However there is one interesting exception. The symphonies of Arnold Bax. Over the past few years my wife and I have had the opportunity to travel out west and experience many of the breathtaking vistas. We found that listening to Bax while driving has enhanced these experiences.

To many this probably does not make sense. Like some of us find beauty in listening to Schoenberg or whistling Carter while taking a shower. So here I am, a goofy American, interacting to Bax while driving through the Painted Desert. Go figure.

I can be a cold hearted fish and this is probably the only contribution I can make to this discussion.


----------



## Becca (Feb 5, 2015)

Holst's The Planets would be a somewhat ambiguous selection as the idea behind it related specifically to astrology (although I can see how that can be considered a form of mysticism.)


----------



## Weston (Jul 11, 2008)

Bayreuth said:


> Mahler's 3rd, Messiaen's Turangalila Symphony, Symphony no. 2 by Hovhaness and (especially) Richard Strauss Ein Alpensinfonie


Hovhaness was my choice also. Quite a number of his symphonies are subtitled something about mountains or a mountain - Mt. St. Helens, Mystic Mountain, To the Green Mountain, Return of the Son of Mystic Mountain, etc., and the music itself sounds mystical somehow.


----------



## clavichorder (May 2, 2011)

Harold in Columbia said:


> This is why the "Impressionist" label - as opposed to Debussy's preference of "Symbolist" - is so pernicious (as well as being simply anachronistic).


Agreed. He definitely wrote pieces that are essentially the definition of musical impressionism, but it really short changes his art to simply refer to him as "an Impressionist" as opposed to simply, a great composer. Late Debussy in general really gets ethereal and inimitably subtle, and a piece about a dead saint and weird painting, isn't exactly evocative of nature or oriental things.


----------



## hpowders (Dec 23, 2013)

Mystical? César Franck's Symphony in d Minor.


----------



## Richard8655 (Feb 19, 2016)

Can't get much more cosmic or mystical than Ives' "The Unanswered Question".


----------



## clavichorder (May 2, 2011)

Richard8655 said:


> Can't get much more cosmic or mystical than Ives' "The Unanswered Question".

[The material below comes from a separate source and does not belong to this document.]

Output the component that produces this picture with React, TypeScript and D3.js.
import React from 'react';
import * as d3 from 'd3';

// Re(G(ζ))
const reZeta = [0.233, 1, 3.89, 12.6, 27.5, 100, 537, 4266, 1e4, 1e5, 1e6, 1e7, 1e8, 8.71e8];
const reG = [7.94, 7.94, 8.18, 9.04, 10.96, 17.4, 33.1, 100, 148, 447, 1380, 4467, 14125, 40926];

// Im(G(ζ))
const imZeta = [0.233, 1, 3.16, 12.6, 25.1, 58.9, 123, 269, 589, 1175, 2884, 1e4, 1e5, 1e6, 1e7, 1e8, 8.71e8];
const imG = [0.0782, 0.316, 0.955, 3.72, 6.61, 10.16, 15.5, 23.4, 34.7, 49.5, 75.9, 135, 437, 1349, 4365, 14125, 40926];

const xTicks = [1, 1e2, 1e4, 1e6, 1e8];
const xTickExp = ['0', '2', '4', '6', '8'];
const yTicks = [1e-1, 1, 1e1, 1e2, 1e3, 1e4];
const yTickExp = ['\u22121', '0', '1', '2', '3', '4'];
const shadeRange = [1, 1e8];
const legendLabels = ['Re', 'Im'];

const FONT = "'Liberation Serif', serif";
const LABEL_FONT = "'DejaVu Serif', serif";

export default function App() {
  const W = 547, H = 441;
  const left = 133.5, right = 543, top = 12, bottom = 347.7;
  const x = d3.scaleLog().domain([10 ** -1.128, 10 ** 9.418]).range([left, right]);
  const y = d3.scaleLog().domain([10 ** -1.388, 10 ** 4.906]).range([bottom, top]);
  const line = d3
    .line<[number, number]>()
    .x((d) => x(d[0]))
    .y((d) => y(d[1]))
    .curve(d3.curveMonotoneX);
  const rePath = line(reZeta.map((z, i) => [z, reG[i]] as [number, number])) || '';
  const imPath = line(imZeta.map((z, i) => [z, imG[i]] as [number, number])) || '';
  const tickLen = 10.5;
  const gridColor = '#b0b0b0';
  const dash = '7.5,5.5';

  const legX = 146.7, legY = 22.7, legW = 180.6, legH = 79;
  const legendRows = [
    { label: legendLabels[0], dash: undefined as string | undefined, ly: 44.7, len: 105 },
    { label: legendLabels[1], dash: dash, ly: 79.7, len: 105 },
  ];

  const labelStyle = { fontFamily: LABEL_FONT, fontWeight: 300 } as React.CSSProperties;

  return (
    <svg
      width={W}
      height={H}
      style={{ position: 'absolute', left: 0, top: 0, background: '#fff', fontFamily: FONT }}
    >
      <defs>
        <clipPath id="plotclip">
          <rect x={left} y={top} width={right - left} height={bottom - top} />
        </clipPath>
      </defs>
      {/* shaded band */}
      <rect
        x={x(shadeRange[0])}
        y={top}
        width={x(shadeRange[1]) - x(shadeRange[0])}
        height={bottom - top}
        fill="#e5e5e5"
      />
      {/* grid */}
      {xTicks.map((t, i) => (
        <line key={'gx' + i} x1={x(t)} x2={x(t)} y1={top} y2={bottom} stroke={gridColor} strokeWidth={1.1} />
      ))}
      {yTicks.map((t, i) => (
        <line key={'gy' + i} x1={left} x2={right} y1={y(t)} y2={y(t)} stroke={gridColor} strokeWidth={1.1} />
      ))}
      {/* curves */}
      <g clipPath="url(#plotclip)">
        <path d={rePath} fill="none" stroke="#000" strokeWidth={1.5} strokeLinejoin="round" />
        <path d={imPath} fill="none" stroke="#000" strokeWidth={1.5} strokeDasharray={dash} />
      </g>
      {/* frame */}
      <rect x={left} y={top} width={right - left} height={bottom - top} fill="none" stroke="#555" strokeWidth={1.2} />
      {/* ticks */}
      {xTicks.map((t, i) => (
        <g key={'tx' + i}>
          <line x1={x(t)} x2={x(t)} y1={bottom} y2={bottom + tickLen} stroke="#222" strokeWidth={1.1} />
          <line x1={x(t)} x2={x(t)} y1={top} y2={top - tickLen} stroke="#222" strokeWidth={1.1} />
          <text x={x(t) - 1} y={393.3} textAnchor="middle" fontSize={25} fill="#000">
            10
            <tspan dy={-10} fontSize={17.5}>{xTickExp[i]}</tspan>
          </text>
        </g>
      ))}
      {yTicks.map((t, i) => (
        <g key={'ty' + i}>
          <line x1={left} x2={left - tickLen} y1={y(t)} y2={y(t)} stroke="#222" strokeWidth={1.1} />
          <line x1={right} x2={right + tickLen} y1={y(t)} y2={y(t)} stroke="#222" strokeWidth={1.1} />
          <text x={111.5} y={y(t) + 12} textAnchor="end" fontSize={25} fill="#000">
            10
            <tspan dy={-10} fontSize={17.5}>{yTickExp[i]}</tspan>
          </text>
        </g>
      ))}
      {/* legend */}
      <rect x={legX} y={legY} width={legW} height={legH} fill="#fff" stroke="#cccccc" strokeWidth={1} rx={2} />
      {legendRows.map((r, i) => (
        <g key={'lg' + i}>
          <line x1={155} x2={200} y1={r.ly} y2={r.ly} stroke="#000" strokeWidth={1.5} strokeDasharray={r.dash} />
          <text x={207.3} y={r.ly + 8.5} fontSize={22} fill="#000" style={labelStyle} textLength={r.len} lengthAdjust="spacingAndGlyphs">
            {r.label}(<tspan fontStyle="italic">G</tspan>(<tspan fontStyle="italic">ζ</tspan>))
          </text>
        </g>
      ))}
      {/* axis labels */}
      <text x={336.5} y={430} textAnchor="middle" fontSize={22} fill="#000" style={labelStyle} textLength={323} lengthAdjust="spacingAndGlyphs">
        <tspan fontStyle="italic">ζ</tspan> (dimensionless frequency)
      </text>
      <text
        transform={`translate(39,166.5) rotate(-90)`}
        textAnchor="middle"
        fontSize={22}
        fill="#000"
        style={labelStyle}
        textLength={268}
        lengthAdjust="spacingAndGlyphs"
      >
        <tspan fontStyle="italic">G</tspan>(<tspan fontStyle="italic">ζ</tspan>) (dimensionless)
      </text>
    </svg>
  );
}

Ives has become more and more interesting to me ever since I developed a liking for Emerson and some aspects of the transcendental movement. I really liked what little Melville, I read(Bartleby the Scrivenor) and I can feel Ives' art emanating from these best of the American ideas, not so related to classic patriotism.


----------



## Richard8655 (Feb 19, 2016)

clavichorder said:


> Ives has become more and more interesting to me ever since I developed a liking for Emerson and some aspects of the transcendental movement. I really liked what little Melville, I read(Bartleby the Scrivenor) and I can feel Ives' art emanating from these best of the American ideas, not so related to classic patriotism.


Agree for sure. Ives stands out as very unique in American composers to me. I didn't realize the connection with the transcendental movement, and you've got me intrigued now to explore his works more.


----------



## Blancrocher (Jul 6, 2013)

clavichorder said:


> Ives has become more and more interesting to me ever since I developed a liking for Emerson and some aspects of the transcendental movement. I really liked what little Melville, I read(Bartleby the Scrivenor) and I can feel Ives' art emanating from these best of the American ideas, not so related to classic patriotism.

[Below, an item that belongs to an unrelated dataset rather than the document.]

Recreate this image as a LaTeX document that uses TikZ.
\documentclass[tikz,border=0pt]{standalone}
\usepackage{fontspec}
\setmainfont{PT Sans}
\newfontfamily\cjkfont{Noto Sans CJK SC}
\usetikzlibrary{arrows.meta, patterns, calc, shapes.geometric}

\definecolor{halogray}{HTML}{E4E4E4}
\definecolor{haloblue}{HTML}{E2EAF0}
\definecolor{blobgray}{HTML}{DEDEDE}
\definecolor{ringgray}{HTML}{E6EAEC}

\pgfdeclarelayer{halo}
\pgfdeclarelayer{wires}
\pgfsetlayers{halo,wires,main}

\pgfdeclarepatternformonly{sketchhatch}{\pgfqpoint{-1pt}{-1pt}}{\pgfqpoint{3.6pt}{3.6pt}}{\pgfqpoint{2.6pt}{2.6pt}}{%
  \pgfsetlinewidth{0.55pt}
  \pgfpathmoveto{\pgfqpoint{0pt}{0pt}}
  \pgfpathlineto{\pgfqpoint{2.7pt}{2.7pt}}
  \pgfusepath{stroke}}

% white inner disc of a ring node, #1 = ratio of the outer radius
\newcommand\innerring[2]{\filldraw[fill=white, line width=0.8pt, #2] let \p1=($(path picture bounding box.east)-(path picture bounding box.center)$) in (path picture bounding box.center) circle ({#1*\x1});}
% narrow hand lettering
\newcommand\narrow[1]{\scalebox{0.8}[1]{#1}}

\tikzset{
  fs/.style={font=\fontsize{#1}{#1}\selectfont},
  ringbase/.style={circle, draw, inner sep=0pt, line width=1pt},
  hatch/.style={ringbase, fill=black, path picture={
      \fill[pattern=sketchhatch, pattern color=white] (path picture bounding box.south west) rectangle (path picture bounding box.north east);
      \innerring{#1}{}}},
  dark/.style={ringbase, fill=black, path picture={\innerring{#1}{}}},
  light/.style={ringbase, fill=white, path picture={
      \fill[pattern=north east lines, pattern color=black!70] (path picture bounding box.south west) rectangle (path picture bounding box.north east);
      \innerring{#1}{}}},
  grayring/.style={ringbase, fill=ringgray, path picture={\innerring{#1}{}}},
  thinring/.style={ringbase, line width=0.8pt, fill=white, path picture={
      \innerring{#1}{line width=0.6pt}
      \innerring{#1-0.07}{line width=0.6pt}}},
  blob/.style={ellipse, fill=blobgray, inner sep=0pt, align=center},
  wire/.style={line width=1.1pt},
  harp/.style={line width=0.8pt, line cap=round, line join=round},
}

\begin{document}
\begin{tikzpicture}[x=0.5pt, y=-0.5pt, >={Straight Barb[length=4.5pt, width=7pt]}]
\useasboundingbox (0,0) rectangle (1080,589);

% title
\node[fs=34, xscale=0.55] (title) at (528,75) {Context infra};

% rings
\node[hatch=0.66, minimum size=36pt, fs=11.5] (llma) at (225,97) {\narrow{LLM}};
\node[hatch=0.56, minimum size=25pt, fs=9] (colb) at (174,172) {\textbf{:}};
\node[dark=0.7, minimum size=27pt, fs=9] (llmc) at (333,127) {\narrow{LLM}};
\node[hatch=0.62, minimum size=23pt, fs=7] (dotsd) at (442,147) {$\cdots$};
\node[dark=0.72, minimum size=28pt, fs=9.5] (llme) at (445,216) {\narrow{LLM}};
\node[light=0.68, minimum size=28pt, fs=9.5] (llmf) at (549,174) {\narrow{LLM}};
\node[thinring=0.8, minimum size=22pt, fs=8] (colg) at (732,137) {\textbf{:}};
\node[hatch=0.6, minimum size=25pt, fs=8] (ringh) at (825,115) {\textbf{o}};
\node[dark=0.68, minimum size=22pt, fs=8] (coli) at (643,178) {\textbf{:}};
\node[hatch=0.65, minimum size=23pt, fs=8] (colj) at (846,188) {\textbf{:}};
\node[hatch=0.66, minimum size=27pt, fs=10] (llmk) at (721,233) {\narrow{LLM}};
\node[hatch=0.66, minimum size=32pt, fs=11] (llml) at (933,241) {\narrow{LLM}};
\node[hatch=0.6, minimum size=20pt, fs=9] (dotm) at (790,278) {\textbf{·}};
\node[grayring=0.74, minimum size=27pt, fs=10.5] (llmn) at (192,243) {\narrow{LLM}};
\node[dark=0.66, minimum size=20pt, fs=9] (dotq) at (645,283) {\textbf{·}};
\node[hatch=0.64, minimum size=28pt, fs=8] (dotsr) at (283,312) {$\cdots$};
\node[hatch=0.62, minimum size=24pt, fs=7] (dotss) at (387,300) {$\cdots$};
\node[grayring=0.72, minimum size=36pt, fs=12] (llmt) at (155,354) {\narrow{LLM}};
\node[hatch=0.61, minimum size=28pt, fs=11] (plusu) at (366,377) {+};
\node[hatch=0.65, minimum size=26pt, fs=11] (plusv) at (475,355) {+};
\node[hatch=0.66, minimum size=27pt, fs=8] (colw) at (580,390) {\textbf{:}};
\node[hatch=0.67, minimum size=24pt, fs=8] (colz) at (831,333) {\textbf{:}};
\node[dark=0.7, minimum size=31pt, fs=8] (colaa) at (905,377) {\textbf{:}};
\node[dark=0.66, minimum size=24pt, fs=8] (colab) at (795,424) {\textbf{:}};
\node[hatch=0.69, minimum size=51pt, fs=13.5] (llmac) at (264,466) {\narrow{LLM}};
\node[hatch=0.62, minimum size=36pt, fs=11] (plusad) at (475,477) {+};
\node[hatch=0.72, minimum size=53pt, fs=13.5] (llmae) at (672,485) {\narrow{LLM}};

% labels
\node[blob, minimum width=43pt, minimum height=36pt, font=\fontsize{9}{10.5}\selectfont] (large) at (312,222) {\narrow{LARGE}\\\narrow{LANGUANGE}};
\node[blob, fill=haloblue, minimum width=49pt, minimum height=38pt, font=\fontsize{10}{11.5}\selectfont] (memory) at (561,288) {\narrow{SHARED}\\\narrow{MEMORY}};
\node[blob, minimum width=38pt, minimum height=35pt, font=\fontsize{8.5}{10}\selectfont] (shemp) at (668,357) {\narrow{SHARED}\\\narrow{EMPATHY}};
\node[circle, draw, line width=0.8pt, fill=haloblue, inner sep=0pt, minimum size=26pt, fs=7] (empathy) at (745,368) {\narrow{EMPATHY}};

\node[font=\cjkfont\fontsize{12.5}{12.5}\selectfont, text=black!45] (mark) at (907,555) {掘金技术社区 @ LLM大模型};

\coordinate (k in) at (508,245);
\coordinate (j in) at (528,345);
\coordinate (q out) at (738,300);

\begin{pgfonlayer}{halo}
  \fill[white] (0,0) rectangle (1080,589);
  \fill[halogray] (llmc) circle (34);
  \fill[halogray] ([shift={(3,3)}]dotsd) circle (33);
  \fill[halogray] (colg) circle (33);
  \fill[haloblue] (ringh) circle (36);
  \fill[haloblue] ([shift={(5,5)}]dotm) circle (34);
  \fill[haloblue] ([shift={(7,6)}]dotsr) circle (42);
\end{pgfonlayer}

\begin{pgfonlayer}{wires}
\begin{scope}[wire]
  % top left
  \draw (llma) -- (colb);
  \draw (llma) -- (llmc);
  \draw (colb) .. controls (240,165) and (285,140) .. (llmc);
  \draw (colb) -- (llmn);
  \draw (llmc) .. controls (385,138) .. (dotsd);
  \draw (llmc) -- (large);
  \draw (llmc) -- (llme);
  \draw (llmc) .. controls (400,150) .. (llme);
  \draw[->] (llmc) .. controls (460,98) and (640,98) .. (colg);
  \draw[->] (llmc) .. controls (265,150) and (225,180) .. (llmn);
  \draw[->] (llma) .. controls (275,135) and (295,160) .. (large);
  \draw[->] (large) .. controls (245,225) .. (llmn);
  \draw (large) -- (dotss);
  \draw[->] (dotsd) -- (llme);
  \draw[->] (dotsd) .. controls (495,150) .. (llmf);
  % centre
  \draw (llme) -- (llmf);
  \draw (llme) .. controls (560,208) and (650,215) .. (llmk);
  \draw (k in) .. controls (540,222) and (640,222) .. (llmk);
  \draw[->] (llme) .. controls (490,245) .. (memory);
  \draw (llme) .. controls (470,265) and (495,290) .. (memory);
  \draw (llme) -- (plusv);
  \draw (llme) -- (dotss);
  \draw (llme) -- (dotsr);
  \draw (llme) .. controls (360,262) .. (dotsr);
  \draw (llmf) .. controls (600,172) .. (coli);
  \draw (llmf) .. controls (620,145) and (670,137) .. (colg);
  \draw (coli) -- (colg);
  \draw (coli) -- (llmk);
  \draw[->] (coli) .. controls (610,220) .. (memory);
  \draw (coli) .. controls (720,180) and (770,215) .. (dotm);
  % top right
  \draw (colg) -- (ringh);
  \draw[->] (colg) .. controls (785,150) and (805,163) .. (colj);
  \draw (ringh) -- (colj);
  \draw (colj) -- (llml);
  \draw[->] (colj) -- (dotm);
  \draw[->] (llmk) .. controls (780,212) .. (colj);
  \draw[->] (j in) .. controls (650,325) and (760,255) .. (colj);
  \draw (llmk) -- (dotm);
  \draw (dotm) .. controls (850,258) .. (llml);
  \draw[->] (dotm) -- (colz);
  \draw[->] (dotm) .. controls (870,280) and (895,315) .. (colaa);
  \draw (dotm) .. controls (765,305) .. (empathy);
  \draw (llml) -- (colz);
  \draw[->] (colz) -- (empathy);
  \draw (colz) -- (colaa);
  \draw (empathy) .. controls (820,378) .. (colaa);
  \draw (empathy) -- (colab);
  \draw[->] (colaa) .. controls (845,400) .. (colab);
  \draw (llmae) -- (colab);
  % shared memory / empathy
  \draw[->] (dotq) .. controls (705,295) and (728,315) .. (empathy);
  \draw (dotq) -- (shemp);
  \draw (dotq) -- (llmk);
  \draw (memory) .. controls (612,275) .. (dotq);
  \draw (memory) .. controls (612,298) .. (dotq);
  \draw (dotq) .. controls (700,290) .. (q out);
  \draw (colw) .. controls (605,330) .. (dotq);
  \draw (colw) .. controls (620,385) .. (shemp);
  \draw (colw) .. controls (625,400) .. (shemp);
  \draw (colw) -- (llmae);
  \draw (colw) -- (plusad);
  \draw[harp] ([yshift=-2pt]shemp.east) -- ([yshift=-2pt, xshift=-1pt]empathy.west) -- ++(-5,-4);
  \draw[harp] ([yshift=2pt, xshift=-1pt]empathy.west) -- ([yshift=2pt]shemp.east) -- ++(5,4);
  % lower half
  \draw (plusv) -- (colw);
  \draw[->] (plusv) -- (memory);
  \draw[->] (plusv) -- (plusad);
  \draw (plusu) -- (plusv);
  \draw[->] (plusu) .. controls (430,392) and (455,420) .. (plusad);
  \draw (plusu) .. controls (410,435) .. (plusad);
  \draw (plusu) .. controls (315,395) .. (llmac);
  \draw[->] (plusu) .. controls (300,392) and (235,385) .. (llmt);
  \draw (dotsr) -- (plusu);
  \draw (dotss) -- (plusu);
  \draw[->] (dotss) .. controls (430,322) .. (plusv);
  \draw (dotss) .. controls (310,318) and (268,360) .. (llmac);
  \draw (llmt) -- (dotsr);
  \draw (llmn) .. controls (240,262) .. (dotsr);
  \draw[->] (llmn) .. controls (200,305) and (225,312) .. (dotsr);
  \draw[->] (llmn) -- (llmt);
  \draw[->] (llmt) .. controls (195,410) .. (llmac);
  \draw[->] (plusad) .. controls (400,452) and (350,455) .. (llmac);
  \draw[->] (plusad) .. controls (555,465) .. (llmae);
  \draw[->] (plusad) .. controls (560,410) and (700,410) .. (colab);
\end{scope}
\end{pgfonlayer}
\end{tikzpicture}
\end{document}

If you haven't read it, you may be interested in Ives' "Essays Before a Sonata," which is available for free online.


----------



## clavichorder (May 2, 2011)

Richard8655 said:


> Agree for sure. Ives stands out as very unique in American composers to me. I didn't realize the connection with the transcendental movement, and you've got me intrigued now to explore his works more.

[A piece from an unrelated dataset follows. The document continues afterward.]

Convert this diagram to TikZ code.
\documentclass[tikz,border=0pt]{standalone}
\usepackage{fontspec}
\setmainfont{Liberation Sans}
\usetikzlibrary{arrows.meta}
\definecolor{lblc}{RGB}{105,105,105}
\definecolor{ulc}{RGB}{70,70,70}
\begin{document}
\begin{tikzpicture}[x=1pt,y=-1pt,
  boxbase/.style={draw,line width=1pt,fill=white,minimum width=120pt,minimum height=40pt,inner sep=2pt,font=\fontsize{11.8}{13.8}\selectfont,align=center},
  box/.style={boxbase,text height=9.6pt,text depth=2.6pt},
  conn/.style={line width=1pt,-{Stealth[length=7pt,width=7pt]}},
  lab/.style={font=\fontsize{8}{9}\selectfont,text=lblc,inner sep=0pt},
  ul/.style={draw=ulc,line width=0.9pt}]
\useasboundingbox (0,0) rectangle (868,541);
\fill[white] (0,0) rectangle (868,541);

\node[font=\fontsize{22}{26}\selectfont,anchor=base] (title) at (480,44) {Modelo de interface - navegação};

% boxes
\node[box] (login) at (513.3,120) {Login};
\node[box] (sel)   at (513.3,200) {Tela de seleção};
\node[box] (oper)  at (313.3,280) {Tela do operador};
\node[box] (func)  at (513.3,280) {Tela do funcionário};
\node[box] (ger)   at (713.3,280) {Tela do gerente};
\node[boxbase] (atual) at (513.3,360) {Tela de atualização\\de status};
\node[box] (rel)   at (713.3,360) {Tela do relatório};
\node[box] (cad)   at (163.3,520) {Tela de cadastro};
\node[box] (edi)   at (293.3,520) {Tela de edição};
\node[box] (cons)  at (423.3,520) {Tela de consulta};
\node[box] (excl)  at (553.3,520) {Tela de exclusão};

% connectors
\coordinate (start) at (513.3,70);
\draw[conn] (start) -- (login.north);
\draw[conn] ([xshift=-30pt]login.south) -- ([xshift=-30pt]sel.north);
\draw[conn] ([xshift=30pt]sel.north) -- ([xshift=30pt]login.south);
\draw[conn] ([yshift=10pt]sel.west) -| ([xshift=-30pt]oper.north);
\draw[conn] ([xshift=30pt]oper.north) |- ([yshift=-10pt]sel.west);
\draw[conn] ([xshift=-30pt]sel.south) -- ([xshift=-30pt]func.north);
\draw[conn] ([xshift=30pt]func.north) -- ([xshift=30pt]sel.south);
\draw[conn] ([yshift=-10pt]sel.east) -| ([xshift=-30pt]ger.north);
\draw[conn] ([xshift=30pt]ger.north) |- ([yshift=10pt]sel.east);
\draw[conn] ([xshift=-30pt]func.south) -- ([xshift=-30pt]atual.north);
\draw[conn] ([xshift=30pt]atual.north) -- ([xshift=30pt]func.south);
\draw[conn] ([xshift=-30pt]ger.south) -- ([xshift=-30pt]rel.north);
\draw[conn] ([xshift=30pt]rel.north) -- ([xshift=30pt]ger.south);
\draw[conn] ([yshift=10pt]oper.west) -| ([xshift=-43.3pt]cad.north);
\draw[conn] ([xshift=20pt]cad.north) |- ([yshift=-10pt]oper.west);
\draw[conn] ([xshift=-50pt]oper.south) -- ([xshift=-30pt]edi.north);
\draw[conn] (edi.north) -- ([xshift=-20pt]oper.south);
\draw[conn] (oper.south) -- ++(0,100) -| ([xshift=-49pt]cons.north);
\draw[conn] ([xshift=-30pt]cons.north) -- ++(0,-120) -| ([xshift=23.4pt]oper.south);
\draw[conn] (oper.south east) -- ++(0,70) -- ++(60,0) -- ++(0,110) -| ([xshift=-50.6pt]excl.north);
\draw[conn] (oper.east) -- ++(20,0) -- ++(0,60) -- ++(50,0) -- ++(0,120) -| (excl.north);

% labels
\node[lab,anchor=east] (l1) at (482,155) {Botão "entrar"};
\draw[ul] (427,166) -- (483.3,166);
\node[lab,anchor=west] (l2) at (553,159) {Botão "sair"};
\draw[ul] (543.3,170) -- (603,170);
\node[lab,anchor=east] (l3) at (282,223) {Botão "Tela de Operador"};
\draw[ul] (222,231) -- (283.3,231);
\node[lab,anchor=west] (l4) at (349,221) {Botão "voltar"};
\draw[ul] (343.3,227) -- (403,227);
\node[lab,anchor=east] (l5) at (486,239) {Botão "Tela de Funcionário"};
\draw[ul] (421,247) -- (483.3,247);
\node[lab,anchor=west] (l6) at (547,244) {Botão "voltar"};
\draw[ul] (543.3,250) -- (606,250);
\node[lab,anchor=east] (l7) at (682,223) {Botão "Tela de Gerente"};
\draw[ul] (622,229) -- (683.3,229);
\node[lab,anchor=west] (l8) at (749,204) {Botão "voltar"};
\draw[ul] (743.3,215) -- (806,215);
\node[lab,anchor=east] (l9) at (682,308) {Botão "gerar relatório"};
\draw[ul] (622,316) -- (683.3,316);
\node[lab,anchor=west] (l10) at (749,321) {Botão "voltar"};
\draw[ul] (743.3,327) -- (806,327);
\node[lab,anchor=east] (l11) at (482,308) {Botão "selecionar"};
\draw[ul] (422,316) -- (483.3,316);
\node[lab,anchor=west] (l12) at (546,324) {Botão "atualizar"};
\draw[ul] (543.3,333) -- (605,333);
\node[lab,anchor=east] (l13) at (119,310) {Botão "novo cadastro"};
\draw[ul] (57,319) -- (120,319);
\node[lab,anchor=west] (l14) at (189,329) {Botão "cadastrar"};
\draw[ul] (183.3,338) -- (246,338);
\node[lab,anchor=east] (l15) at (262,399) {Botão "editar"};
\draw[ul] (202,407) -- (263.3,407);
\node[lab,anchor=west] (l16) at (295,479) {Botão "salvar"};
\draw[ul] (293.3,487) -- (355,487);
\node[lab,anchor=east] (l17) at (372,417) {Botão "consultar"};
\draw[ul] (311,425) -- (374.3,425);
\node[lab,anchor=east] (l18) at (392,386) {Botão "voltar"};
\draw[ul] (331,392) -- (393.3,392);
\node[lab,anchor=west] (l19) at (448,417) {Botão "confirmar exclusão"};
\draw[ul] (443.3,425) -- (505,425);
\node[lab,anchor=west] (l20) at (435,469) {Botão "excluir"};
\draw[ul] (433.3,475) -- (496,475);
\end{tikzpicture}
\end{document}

Well I am not sure how connected he was, if at all, but the Concord Sonata certainly enshrines the big names of the movement in it's movements.


----------



## Harold in Columbia (Jan 10, 2016)

clavichorder said:


> Agreed. He definitely wrote pieces that are essentially the definition of musical impressionism, but it really short changes his art to simply refer to him as "an Impressionist" as opposed to simply, a great composer. Late Debussy in general really gets ethereal and inimitably subtle, and a piece about a dead saint and weird painting, isn't exactly evocative of nature or oriental things.


If anything is the definition of musical impressionism, I would say it's Bizet's _Carmen_ (particularly things like the choruses of bored soldiers and cigarette factory workers on break). And it has the advantage of originating in the same decade as Impressionist painting, and being by a composer who was the same age as the first generation of Impressionist painters (Debussy was 20 years younger).

It's not just late Debussy that's ethereal and subtle. He's already supremely both in _Pelleas and Melisande_, his big beak (an almost verbatim setting of maybe the quintessential Symbolist play, and having nothing whatsoever to do with Impressionism).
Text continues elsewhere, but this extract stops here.